> _What the task asks_
Show each line from the listing that includes the word "this".

> _Information provided_
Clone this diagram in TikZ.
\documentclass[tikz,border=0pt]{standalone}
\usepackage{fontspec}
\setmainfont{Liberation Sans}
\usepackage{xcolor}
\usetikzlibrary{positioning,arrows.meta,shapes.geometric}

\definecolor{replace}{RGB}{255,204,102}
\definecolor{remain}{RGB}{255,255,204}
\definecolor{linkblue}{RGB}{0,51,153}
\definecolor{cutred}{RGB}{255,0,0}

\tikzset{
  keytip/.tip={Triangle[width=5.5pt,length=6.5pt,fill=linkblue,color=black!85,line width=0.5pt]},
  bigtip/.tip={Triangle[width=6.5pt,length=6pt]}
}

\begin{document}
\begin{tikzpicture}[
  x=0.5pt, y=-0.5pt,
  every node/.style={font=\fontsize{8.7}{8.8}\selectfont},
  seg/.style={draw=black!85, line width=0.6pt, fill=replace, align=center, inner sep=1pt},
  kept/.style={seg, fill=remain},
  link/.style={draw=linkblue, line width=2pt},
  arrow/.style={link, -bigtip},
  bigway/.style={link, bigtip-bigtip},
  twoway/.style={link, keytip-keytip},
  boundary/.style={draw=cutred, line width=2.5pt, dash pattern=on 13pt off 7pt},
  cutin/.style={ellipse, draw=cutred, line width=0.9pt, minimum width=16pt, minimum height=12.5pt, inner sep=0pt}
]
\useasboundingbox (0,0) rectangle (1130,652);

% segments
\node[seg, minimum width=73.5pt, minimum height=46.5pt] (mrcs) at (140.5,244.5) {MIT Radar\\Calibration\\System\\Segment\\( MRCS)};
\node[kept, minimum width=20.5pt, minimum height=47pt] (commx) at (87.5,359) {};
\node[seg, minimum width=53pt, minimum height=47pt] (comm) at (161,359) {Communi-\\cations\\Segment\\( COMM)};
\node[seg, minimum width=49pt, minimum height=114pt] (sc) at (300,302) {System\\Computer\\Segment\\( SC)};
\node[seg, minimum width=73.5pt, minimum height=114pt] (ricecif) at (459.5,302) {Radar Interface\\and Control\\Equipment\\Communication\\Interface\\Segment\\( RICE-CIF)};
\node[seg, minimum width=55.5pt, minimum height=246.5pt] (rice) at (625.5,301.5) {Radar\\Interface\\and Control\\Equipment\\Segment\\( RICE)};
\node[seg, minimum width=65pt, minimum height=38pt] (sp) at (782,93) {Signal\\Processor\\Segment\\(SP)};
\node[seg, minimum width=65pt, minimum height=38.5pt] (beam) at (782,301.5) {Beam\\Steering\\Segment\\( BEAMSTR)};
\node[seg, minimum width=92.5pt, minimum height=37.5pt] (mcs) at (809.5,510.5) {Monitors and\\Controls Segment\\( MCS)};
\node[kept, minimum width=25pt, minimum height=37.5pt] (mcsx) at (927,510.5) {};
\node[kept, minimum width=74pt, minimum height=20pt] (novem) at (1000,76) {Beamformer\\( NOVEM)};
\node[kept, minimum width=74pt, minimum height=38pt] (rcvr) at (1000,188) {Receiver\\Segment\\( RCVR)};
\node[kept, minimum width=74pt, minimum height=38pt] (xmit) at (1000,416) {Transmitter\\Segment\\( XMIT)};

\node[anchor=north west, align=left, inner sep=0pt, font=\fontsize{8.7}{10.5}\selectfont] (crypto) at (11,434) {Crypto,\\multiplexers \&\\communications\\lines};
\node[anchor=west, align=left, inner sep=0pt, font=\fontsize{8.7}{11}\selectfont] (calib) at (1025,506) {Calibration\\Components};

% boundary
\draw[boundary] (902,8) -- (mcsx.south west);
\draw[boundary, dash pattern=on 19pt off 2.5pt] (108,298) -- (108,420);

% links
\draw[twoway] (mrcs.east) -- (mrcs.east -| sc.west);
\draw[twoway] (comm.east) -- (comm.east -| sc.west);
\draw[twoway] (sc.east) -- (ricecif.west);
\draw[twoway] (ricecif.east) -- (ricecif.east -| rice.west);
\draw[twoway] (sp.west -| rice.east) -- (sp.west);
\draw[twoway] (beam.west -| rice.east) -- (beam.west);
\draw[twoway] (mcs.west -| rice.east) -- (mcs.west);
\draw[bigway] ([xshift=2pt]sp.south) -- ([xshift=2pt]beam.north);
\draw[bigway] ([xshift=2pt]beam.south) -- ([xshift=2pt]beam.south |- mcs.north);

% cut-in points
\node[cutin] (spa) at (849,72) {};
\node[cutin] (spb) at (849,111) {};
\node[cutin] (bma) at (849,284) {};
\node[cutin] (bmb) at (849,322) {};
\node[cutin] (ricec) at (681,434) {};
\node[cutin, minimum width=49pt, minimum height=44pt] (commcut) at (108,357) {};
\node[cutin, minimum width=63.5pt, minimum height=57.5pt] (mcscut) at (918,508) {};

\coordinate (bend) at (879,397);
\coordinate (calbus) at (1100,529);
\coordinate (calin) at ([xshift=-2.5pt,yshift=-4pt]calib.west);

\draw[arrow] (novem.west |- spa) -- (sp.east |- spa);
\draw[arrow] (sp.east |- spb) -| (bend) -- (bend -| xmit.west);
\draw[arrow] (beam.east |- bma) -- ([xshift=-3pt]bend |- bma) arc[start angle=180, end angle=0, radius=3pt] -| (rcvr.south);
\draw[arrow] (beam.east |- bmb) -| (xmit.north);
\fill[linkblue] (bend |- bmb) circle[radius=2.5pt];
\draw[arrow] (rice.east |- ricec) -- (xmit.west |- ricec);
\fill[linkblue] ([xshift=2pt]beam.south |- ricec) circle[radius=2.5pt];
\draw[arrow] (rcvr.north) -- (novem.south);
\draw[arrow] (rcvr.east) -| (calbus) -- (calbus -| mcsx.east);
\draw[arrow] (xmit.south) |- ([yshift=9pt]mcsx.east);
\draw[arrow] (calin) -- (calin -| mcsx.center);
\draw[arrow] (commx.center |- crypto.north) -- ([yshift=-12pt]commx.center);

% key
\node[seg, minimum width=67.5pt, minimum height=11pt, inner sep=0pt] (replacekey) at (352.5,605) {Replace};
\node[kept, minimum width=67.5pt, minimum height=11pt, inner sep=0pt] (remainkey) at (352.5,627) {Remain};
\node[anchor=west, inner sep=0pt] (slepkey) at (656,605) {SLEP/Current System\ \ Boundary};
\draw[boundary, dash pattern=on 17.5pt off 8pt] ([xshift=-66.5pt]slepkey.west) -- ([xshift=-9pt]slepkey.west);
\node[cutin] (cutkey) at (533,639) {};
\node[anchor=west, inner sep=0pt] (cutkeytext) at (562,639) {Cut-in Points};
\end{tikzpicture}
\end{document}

---

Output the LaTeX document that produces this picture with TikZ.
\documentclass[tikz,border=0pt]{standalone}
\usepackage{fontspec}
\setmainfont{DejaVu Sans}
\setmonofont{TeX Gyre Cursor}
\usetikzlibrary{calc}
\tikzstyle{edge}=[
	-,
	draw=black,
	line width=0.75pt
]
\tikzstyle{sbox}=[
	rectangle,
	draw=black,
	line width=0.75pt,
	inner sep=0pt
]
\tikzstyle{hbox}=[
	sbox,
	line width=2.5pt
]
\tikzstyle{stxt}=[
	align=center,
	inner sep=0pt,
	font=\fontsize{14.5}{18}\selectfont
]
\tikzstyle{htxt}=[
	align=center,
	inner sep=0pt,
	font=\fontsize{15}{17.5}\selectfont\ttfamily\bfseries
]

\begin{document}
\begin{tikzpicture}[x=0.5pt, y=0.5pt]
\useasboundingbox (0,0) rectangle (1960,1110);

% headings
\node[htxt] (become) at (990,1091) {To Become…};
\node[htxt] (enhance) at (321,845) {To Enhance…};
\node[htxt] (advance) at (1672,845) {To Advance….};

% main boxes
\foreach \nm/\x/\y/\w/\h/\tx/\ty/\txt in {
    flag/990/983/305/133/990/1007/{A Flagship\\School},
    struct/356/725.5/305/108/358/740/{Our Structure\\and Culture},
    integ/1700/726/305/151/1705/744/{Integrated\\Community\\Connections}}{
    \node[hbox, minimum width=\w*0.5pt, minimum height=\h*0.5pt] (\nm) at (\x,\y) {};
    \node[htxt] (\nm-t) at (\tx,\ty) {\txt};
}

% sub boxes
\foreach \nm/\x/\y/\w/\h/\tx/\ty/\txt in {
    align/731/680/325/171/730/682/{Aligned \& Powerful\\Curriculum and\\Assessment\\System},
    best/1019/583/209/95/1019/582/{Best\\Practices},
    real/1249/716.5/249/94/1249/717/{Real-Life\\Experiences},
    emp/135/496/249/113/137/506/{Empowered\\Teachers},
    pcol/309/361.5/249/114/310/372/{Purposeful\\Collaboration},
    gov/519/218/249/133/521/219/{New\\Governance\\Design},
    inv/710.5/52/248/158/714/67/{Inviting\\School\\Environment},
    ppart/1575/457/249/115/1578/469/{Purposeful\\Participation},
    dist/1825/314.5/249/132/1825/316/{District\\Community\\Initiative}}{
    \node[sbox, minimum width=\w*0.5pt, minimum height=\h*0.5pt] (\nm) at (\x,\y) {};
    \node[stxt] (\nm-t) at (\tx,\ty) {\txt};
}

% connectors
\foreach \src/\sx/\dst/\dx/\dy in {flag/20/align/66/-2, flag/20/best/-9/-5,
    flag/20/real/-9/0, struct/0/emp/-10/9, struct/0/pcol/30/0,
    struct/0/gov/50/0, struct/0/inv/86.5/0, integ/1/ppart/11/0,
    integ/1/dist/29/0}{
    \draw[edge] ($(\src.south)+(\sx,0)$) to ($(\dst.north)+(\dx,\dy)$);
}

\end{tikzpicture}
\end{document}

---

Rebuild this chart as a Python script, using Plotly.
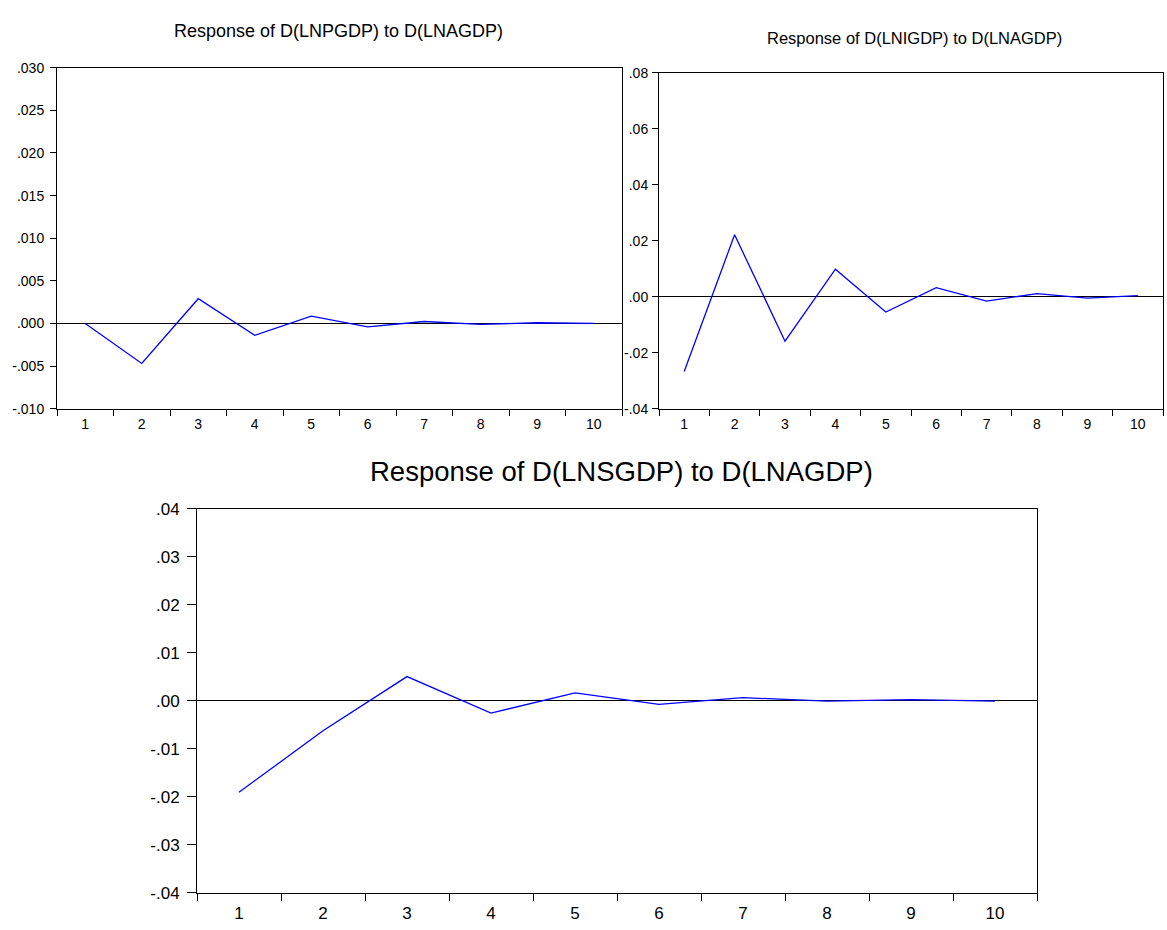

> _Task output_
Clone this diagram in TikZ.
Output the LaTeX document that produces this picture with TikZ.
Rebuild this chart as a Python script, using Plotly.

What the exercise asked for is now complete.